= WHAT IS BEING ASKED =
Starting at the first line of the data, print each line verbatim up to and including the line bearing "10300, 12000, 8800];", omitting pictures.

= AVAILABLE DATA =

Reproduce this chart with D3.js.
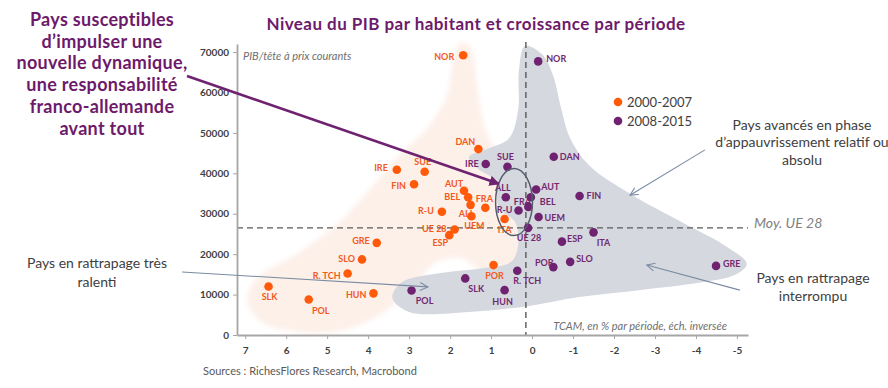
<!DOCTYPE html>
<html>
<head>
<meta charset="utf-8">
<script src="https://cdn.jsdelivr.net/npm/d3@7/dist/d3.min.js"></script>
<style>
    body { margin: 0; background: #fff; }
    svg { display: block; font-family: Lato, "Open Sans", sans-serif; }
</style>
</head>
<body>
<svg id="chart" width="888" height="388"></svg>
<script>
(function() {
    // --- data ---
    const countries = ["NOR", "DAN", "IRE", "SUE", "FIN", "AUT", "BEL", "ALL", "FRA", "R-U", "UEM",
        "UE 28", "ESP", "ITA", "GRE", "SLO", "POR", "R. TCH", "HUN", "SLK", "POL"];

    // TCAM (% per period) and PIB/tete, 2000-2007
    const growth0007 = [1.68, 1.31, 3.30, 2.62, 2.88, 1.66, 1.56, 1.50, 1.14, 2.20, 1.48,
        1.89, 2.02, 0.67, 3.79, 4.15, 0.94, 4.50, 3.87, 6.43, 5.45];
    const gdp0007 = [69200, 46000, 40900, 40400, 37300, 35700, 34100, 32200, 31500, 30500, 29400,
        26100, 24700, 28700, 22800, 18700, 17300, 15200, 10300, 12000, 8800];

    // same for 2008-2015
    const growth0815 = [-0.15, -0.53, 1.13, 0.60, -1.16, -0.10, 0.03, 0.64, 0.09, 0.33, -0.16,
        0.10, -0.73, -1.50, -4.49, -0.93, -0.52, 0.36, 0.67, 1.63, 2.94];
    const gdp0815 = [67700, 44100, 42300, 41600, 34400, 36000, 34100, 34100, 31700, 30800, 29200,
        26500, 23100, 25400, 17100, 18100, 16800, 15900, 11100, 14000, 11000];

    const periods = ["2000-2007", "2008-2015"];

    // UE 28 average reference lines
    const avgGrowth = 0.15;
    const avgGdp = 26500;

    const xTicks = [7, 6, 5, 4, 3, 2, 1, 0, -1, -2, -3, -4, -5];
    const yTicks = [0, 10000, 20000, 30000, 40000, 50000, 60000, 70000];

    // hand drawn zones, in data units [growth, gdp]
    const peachZone = [[1.71, 72500], [1.49, 71000], [1.34, 61800], [1.17, 51900], [0.88, 45700],
        [0.51, 40800], [0.32, 33400], [0.27, 23500], [0.39, 16600], [0.80, 13600], [1.24, 15600],
        [1.73, 19000], [2.32, 18100], [2.88, 12400], [3.61, 5700], [4.59, 1200], [5.68, 700],
        [6.61, 3200], [6.95, 8700], [6.71, 14100], [5.68, 20500], [4.71, 27900], [4.02, 35400],
        [3.24, 44500], [2.56, 51200], [2.07, 59400], [1.90, 69200]];
    const greyZone = [[0.17, 71500], [-0.24, 69500], [-0.51, 64300], [-0.71, 56100], [-0.93, 48700],
        [-1.39, 42000], [-2.37, 35100], [-3.66, 27900], [-4.76, 21800], [-5.24, 17600], [-5.00, 15100],
        [-4.07, 12900], [-2.61, 11100], [-1.15, 9400], [0.07, 7200], [1.54, 5700], [3.00, 5700],
        [3.41, 9200], [3.17, 13100], [2.27, 15300], [1.17, 16600], [0.51, 18100], [0.34, 22300],
        [0.41, 27900], [0.80, 31400], [0.93, 38300], [1.34, 41300], [1.54, 44000], [1.05, 46200],
        [0.56, 48700], [0.34, 55600], [0.32, 65500]];

    // ellipse around the franco-german pair, and annotation arrows (data units)
    const focusCenter = [0.44, 32900];
    const focusRadius = [0.45, 8300];
    const mainArrow = [[8.42, 64100], [0.81, 37400]];
    const thinArrows = [
        [[8.54, 15600], [2.54, 11900]],
        [[-4.22, 45800], [-2.39, 34600]],
        [[-5.07, 11100], [-2.80, 17300]]
    ];

    // label placement: [anchor, dx, dy] from dot centre
    const labelLayout0007 = {
        "NOR": ["end", -9, 1], "DAN": ["middle", -13, -7], "IRE": ["end", -9, -2],
        "SUE": ["middle", -2, -10], "FIN": ["end", -8, 2], "AUT": ["middle", -10, -7],
        "BEL": ["end", -8, 0], "ALL": ["middle", -4, 9], "FRA": ["middle", -1, -9],
        "R-U": ["end", -8, -1], "UEM": ["middle", 3, 10], "UE 28": ["end", -8, -1],
        "ESP": ["middle", -9, 8], "ITA": ["middle", 0, 11], "GRE": ["end", -7, -2],
        "SLO": ["end", -7, -1], "POR": ["middle", 1, 11], "R. TCH": ["end", -7, 2],
        "HUN": ["end", -7, 1], "SLK": ["middle", 1, 10], "POL": ["middle", 12, 11]
    };
    const labelLayout0815 = {
        "NOR": ["start", 8, -3], "DAN": ["start", 6, 0], "IRE": ["end", -7, 0],
        "SUE": ["middle", -2, -10], "FIN": ["start", 7, 0], "AUT": ["start", 5, -3],
        "BEL": ["start", 9, 5], "ALL": ["middle", -3, -9], "FRA": ["middle", -6, -5],
        "R-U": ["end", -6, -1], "UEM": ["start", 6, 1], "UE 28": ["middle", 1, 10],
        "ESP": ["start", 5, -3], "ITA": ["middle", 10, 10], "GRE": ["start", 7, -2],
        "SLO": ["start", 6, -3], "POR": ["middle", -9, -4], "R. TCH": ["middle", 10, 10],
        "HUN": ["middle", -2, 12], "SLK": ["middle", 11, 10], "POL": ["middle", 13, 10]
    };

    const orange = "#ff5a0a", orangeText = "#f25a1c";
    const purple = "#6f2270", purpleText = "#74296f";
    const greyText = "#404040";

    let svg = d3.select("#chart");

    let x = d3.scaleLinear().domain([7.2, -5.27]).range([237, 748]);
    let y = d3.scaleLinear().domain([0, 72000]).range([335, 44]);

    let defs = svg.append("defs");
    defs.append("filter").attr("id", "soft")
        .append("feGaussianBlur").attr("stdDeviation", 2.5);
    defs.append("marker").attr("id", "headMain")
        .attr("viewBox", "0 0 10 10").attr("refX", 9).attr("refY", 5)
        .attr("markerWidth", 4).attr("markerHeight", 4).attr("orient", "auto")
        .append("path").attr("d", "M0,0L10,5L0,10z").attr("fill", purple);
    defs.append("marker").attr("id", "headThin")
        .attr("viewBox", "0 0 10 10").attr("refX", 9).attr("refY", 5)
        .attr("markerWidth", 9).attr("markerHeight", 9).attr("orient", "auto")
        .append("path").attr("d", "M1,1L9,5L1,9").attr("fill", "none")
        .attr("stroke", "#7a8ba3").attr("stroke-width", 1.1);

    let zoneLine = d3.line()
        .x(d => x(d[0])).y(d => y(d[1]))
        .curve(d3.curveCatmullRomClosed.alpha(0.5));

    svg.append("path").attr("d", zoneLine(peachZone))
        .attr("fill", "#fdf0e9").attr("filter", "url(#soft)");
    svg.append("path").attr("d", zoneLine(greyZone))
        .attr("fill", "#d5d8df");

    // reference dashed lines
    svg.append("line")
        .attr("x1", x.range()[0]).attr("x2", x.range()[1])
        .attr("y1", y(avgGdp)).attr("y2", y(avgGdp))
        .attr("stroke", "#595959").attr("stroke-width", 1.4).attr("stroke-dasharray", "6,4");
    svg.append("line")
        .attr("x1", x(avgGrowth)).attr("x2", x(avgGrowth))
        .attr("y1", y.range()[1] - 2).attr("y2", y.range()[0])
        .attr("stroke", "#595959").attr("stroke-width", 1.4).attr("stroke-dasharray", "6,4");

    // axes
    let yAxis = svg.append("g").attr("transform", `translate(${x.range()[0]},0)`)
        .call(d3.axisLeft(y).tickValues(yTicks).tickSize(4).tickPadding(4).tickSizeOuter(0)
            .tickFormat(d3.format("d")));
    let xAxis = svg.append("g").attr("transform", `translate(0,${y.range()[0]})`)
        .call(d3.axisBottom(x).tickValues(xTicks).tickSize(4).tickPadding(8).tickSizeOuter(0)
            .tickFormat(d => String(d)));
    [xAxis, yAxis].forEach(ax => {
        ax.select(".domain").attr("stroke", "#a6a6a6").attr("stroke-width", 1.8);
        ax.selectAll(".tick line").attr("stroke", "#a6a6a6");
        ax.selectAll(".tick text").attr("fill", greyText)
            .style("font-family", "Lato, sans-serif").style("font-size", "10px").style("font-weight", "bold");
    });

    // points
    let series = [
        {growth: growth0007, gdp: gdp0007, layout: labelLayout0007, fill: orange, text: orangeText},
        {growth: growth0815, gdp: gdp0815, layout: labelLayout0815, fill: purple, text: purpleText}
    ];

    series.forEach(s => {
        let pts = countries.map((c, i) => ({name: c, gx: s.growth[i], gy: s.gdp[i]}));
        svg.append("g").selectAll("text").data(pts).join("text")
            .attr("x", d => x(d.gx) + s.layout[d.name][1])
            .attr("y", d => y(d.gy) + s.layout[d.name][2] + 3.2)
            .attr("text-anchor", d => s.layout[d.name][0])
            .attr("fill", s.text)
            .style("font-size", "9px").style("font-weight", "bold")
            .text(d => d.name);
    });
    series.forEach(s => {
        let pts = countries.map((c, i) => ({name: c, gx: s.growth[i], gy: s.gdp[i]}));
        svg.append("g").selectAll("circle").data(pts).join("circle")
            .attr("cx", d => x(d.gx)).attr("cy", d => y(d.gy))
            .attr("r", 4.3).attr("fill", s.fill);
    });

    // focus ellipse + arrows
    svg.append("ellipse")
        .attr("cx", x(focusCenter[0])).attr("cy", y(focusCenter[1]))
        .attr("rx", Math.abs(x(focusRadius[0]) - x(0)))
        .attr("ry", Math.abs(y(focusRadius[1]) - y(0)))
        .attr("fill", "none").attr("stroke", "#555c6b").attr("stroke-width", 1.5);

    svg.append("line")
        .attr("x1", x(mainArrow[0][0])).attr("y1", y(mainArrow[0][1]))
        .attr("x2", x(mainArrow[1][0])).attr("y2", y(mainArrow[1][1]))
        .attr("stroke", purple).attr("stroke-width", 2.6)
        .attr("marker-end", "url(#headMain)");

    svg.append("g").selectAll("line").data(thinArrows).join("line")
        .attr("x1", d => x(d[0][0])).attr("y1", d => y(d[0][1]))
        .attr("x2", d => x(d[1][0])).attr("y2", d => y(d[1][1]))
        .attr("stroke", "#7a8ba3").attr("stroke-width", 1.1)
        .attr("marker-end", "url(#headThin)");

    // legend
    let legend = svg.append("g").attr("transform", "translate(618,102)");
    periods.forEach((p, i) => {
        legend.append("circle").attr("cx", 0).attr("cy", i * 19).attr("r", 4.3)
            .attr("fill", i === 0 ? orange : purple);
        legend.append("text").attr("x", 9).attr("y", i * 19 + 4.5)
            .attr("fill", greyText).style("font-size", "13px").text(p);
    });

    // texts
    svg.append("text").attr("x", 476).attr("y", 29.5).attr("text-anchor", "middle")
        .attr("fill", "#6d1a6b").style("font-size", "17px").style("font-weight", "bold")
        .style("letter-spacing", "0.45px")
        .text("Niveau du PIB par habitant et croissance par période");

    let multiline = (lines, cx, y0, step, style) => {
        let t = svg.append("text").attr("text-anchor", "middle");
        Object.keys(style).forEach(k => t.style(k, style[k]));
        lines.forEach((l, i) => t.append("tspan").attr("x", cx).attr("y", y0 + i * step).text(l));
        return t;
    };

    multiline(["Pays susceptibles", "d’impulser une", "nouvelle dynamique,",
        "une responsabilité", "franco-allemande", "avant tout"], 102, 26, 21.7,
        {"font-size": "18px", "font-weight": "bold", "fill": "#6d1a6b", "letter-spacing": "0.3px"});

    multiline(["Pays avancés en phase", "d’appauvrissement relatif ou", "absolu"], 802, 129.5, 17.7,
        {"font-size": "14px", "fill": "#404040"});
    multiline(["Pays en rattrapage", "interrompu"], 813, 283, 18,
        {"font-size": "14px", "fill": "#404040"});
    multiline(["Pays en rattrapage très", "ralenti"], 97, 268, 18.5,
        {"font-size": "14px", "fill": "#404040"});

    svg.append("text").attr("x", 754).attr("y", 228)
        .attr("fill", "#7f7f7f").style("font-size", "14px").style("font-style", "italic")
        .text("Moy. UE 28");
    svg.append("text").attr("x", 243).attr("y", 60)
        .attr("fill", "#6f6f6f").style("font-size", "11px").style("font-style", "italic")
        .text("PIB/tête à prix courants");
    svg.append("text").attr("x", 727).attr("y", 329.5).attr("text-anchor", "end")
        .attr("fill", "#6f6f6f").style("font-size", "11px").style("font-style", "italic")
        .text("TCAM, en % par période, éch. inversée");
    svg.append("text").attr("x", 203).attr("y", 375)
        .attr("fill", "#595959").style("font-size", "11px")
        .text("Sources : RichesFlores Research, Macrobond");
})();
</script>
</body>
</html>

= COMPLETE OUTPUT =
Reproduce this chart with D3.js.
<!DOCTYPE html>
<html>
<head>
<meta charset="utf-8">
<script src="https://cdn.jsdelivr.net/npm/d3@7/dist/d3.min.js"></script>
<style>
    body { margin: 0; background: #fff; }
    svg { display: block; font-family: Lato, "Open Sans", sans-serif; }
</style>
</head>
<body>
<svg id="chart" width="888" height="388"></svg>
<script>
(function() {
    // --- data ---
    const countries = ["NOR", "DAN", "IRE", "SUE", "FIN", "AUT", "BEL", "ALL", "FRA", "R-U", "UEM",
        "UE 28", "ESP", "ITA", "GRE", "SLO", "POR", "R. TCH", "HUN", "SLK", "POL"];

    // TCAM (% per period) and PIB/tete, 2000-2007
    const growth0007 = [1.68, 1.31, 3.30, 2.62, 2.88, 1.66, 1.56, 1.50, 1.14, 2.20, 1.48,
        1.89, 2.02, 0.67, 3.79, 4.15, 0.94, 4.50, 3.87, 6.43, 5.45];
    const gdp0007 = [69200, 46000, 40900, 40400, 37300, 35700, 34100, 32200, 31500, 30500, 29400,
        26100, 24700, 28700, 22800, 18700, 17300, 15200, 10300, 12000, 8800];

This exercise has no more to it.